“People who have faith in life are like swimmers who entrust themselves to a rushing river. They neither abandon themselves to its current nor try to resist it. Rather, they adjust their every movement to the watercourse, use it with purpose and skill, and enjoy the adventure.” — David Steindl-Rast
Swimming lessons mean winter to me. When I was young, living in a small town west of Chicago, we took lessons at the YMCA about 30 minutes away. My mother would pack all five or six of us up in the car and head off to the Y, where we wound our way downstairs to the locker rooms, stuffed our mittens, scarves, hats, coats, and uniforms into lockers and magically turned into Guppies or Minnows or Sharks. I can still remember how the snow piled up against the glass panels as February drifted into March, the humid air condensing in a misty veil. Rumor had it the panels were opened in the summer, turning the indoor pool into an outdoor one with a few turns of a wheel.

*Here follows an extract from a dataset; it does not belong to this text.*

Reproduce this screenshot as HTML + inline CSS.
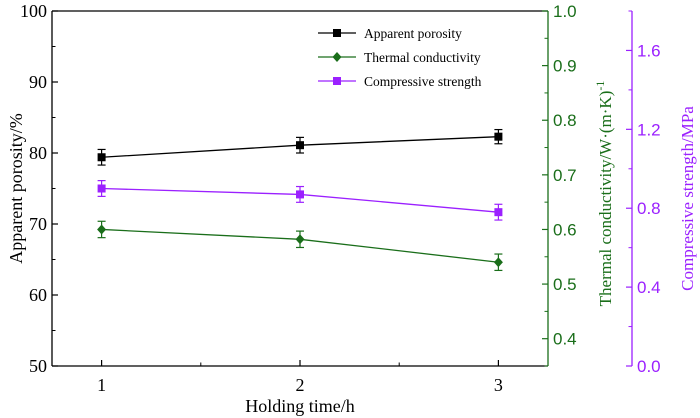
<!DOCTYPE html>
<html><head><meta charset="utf-8"><style>
body{margin:0;background:#fff;}
svg{display:block;font-family:"Liberation Serif",serif;}
.sans{font-family:"Liberation Sans",sans-serif;}
</style></head><body>
<svg id="chart" width="700" height="418" viewBox="0 0 700 418"></svg>
<script>
const categories=[1,2,3];
const porosity=[79.4,81.1,82.3];
const porosityErr=[1.1,1.1,1.0];
const thermal=[0.600,0.582,0.540];
const thermalErr=[0.015,0.015,0.015];
const compressive=[0.90,0.87,0.78];
const compressiveErr=[0.04,0.04,0.04];
const leftTicks=[50,60,70,80,90,100];
const greenTicks=[0.4,0.5,0.6,0.7,0.8,0.9,1.0];
const purpleTicks=[0.0,0.4,0.8,1.2,1.6];
const xTicks=[1,2,3];

const L=52,R=548,T=11,B=366,PR=632;
const GREEN="#1a6e1a",PURPLE="#9b20ff";
const x=v=>L+(v-0.75)/2.5*(R-L);
const yL=v=>B-(v-50)/50*(B-T);
const yG=v=>B-(v-0.35)/0.65*(B-T);
const yP=v=>B-v/1.8*(B-T);
const svg=document.getElementById('chart');
const NS="http://www.w3.org/2000/svg";
function mk(tag,attrs,parent){const e=document.createElementNS(NS,tag);for(const k in attrs)e.setAttribute(k,attrs[k]);(parent||svg).appendChild(e);return e;}
function txt(s,attrs){const e=mk('text',attrs);e.textContent=s;return e;}

let e=mk('line',{x1:L,y1:T,x2:R,y2:T,stroke:'#000','stroke-width':1.3});

e=mk('line',{x1:L,y1:T,x2:L,y2:B,stroke:'#000','stroke-width':1.3});

e=mk('line',{x1:L,y1:B,x2:R,y2:B,stroke:'#000','stroke-width':1.3});

e=mk('line',{x1:R,y1:T,x2:R,y2:B,stroke:GREEN,'stroke-width':1.3});

e=mk('line',{x1:PR,y1:T,x2:PR,y2:B,stroke:PURPLE,'stroke-width':1.3});


leftTicks.forEach((v,i)=>{
  mk('line',{x1:L,y1:yL(v),x2:L+6,y2:yL(v),stroke:'#000','stroke-width':1.2});
  if(i<leftTicks.length-1) mk('line',{x1:L,y1:yL(v+5),x2:L+3.5,y2:yL(v+5),stroke:'#000','stroke-width':1});
  const t=txt(v,{x:L-5,y:yL(v)+6,'text-anchor':'end','font-size':18});
  
});
xTicks.forEach(v=>{
  mk('line',{x1:x(v),y1:B,x2:x(v),y2:B-6,stroke:'#000','stroke-width':1.2});
  if(v<3) mk('line',{x1:x(v+0.5),y1:B,x2:x(v+0.5),y2:B-3.5,stroke:'#000','stroke-width':1});
  const t=txt(v,{x:x(v),y:B+25,'text-anchor':'middle','font-size':18});
  
});
greenTicks.forEach((v,i)=>{
  mk('line',{x1:R,y1:yG(v),x2:R-6,y2:yG(v),stroke:GREEN,'stroke-width':1.2});
  mk('line',{x1:R,y1:yG(v-0.05),x2:R-3.5,y2:yG(v-0.05),stroke:GREEN,'stroke-width':1});
  const t=txt(v.toFixed(1),{x:R+5,y:yG(v)+6,'font-size':17,fill:GREEN,class:'sans'});
  
});
purpleTicks.forEach(v=>{
  mk('line',{x1:PR,y1:yP(v),x2:PR-6,y2:yP(v),stroke:PURPLE,'stroke-width':1.2});
  mk('line',{x1:PR,y1:yP(v+0.2),x2:PR-3.5,y2:yP(v+0.2),stroke:PURPLE,'stroke-width':1});
  const t=txt(v.toFixed(1),{x:PR+5,y:yP(v)+6,'font-size':17,fill:PURPLE,class:'sans'});
  
});

e=txt('Apparent porosity/%',{x:0,y:0,'font-size':18,'text-anchor':'middle',transform:`translate(22,${(T+B)/2}) rotate(-90)`});

e=txt('Holding time/h',{x:300,y:412,'font-size':18,'text-anchor':'middle'});

e=mk('text',{x:0,y:0,'font-size':17,'text-anchor':'middle',fill:GREEN,transform:`translate(611,${(T+B)/2+5}) rotate(-90)`});
e.innerHTML='Thermal conductivity/W·(m·K)<tspan dy="-7" font-size="12">-1</tspan>';

e=txt('Compressive strength/MPa',{x:0,y:0,'font-size':17,'text-anchor':'middle',fill:PURPLE,transform:`translate(693,${(T+B)/2+10}) rotate(-90)`});


function series(vals,errs,yf,color,marker,name){
  const pts=vals.map((v,i)=>[x(categories[i]),yf(v)]);
  const pl=mk('polyline',{points:pts.map(p=>p.join(',')).join(' '),fill:'none',stroke:color,'stroke-width':1.3});
  
  vals.forEach((v,i)=>{
    const cx=pts[i][0],y1=yf(v+errs[i]),y2=yf(v-errs[i]);
    mk('line',{x1:cx,y1:y1,x2:cx,y2:y2,stroke:color,'stroke-width':1.2});
    mk('line',{x1:cx-4,y1:y1,x2:cx+4,y2:y1,stroke:color,'stroke-width':1.2});
    mk('line',{x1:cx-4,y1:y2,x2:cx+4,y2:y2,stroke:color,'stroke-width':1.2});
    drawMarker(cx,pts[i][1],color,marker,name+'-point');
  });
}
function drawMarker(cx,cy,color,marker,name){
  let m;
  if(marker==='sq') m=mk('rect',{x:cx-4,y:cy-4,width:8,height:8,fill:color});
  else m=mk('polygon',{points:`${cx},${cy-5} ${cx+4.5},${cy} ${cx},${cy+5} ${cx-4.5},${cy}`,fill:color});
  
}
series(porosity,porosityErr,yL,'#000','sq','porosity');
series(thermal,thermalErr,yG,GREEN,'dia','thermal');
series(compressive,compressiveErr,yP,PURPLE,'sq','compressive');

[['Apparent porosity','#000','sq',33],['Thermal conductivity',GREEN,'dia',57],['Compressive strength',PURPLE,'sq',81]].forEach(l=>{
  const g=mk('g',{});
  
  mk('line',{x1:318,y1:l[3],x2:356,y2:l[3],stroke:l[1],'stroke-width':1.3},g);
  drawMarker(337,l[3],l[1],l[2],'legend-marker');
  const t=mk('text',{x:364,y:l[3]+5,'font-size':13.5},g);t.textContent=l[0];
});
</script>
</body></html>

I'm back taking lessons again, heading to our new Y twice a week for an in-the-water weight and aerobic training class. The kids' classes are in the other half of the warm pool, and as I did grand battements on the side, I could hear them playing "red light/green light." Fifty years ago, I was playing the same game in a warm pool while the winter winds howled.
I am in miserable shape. My head knows how to move, but my joints creak in all new ways, my plantar fasciitis has returned with a vengeance, and my body won't alway do what my head says. It's a strange feeling to feel so out of sorts in my own body, but on balance, I'm enjoying the adventure of getting my balance again.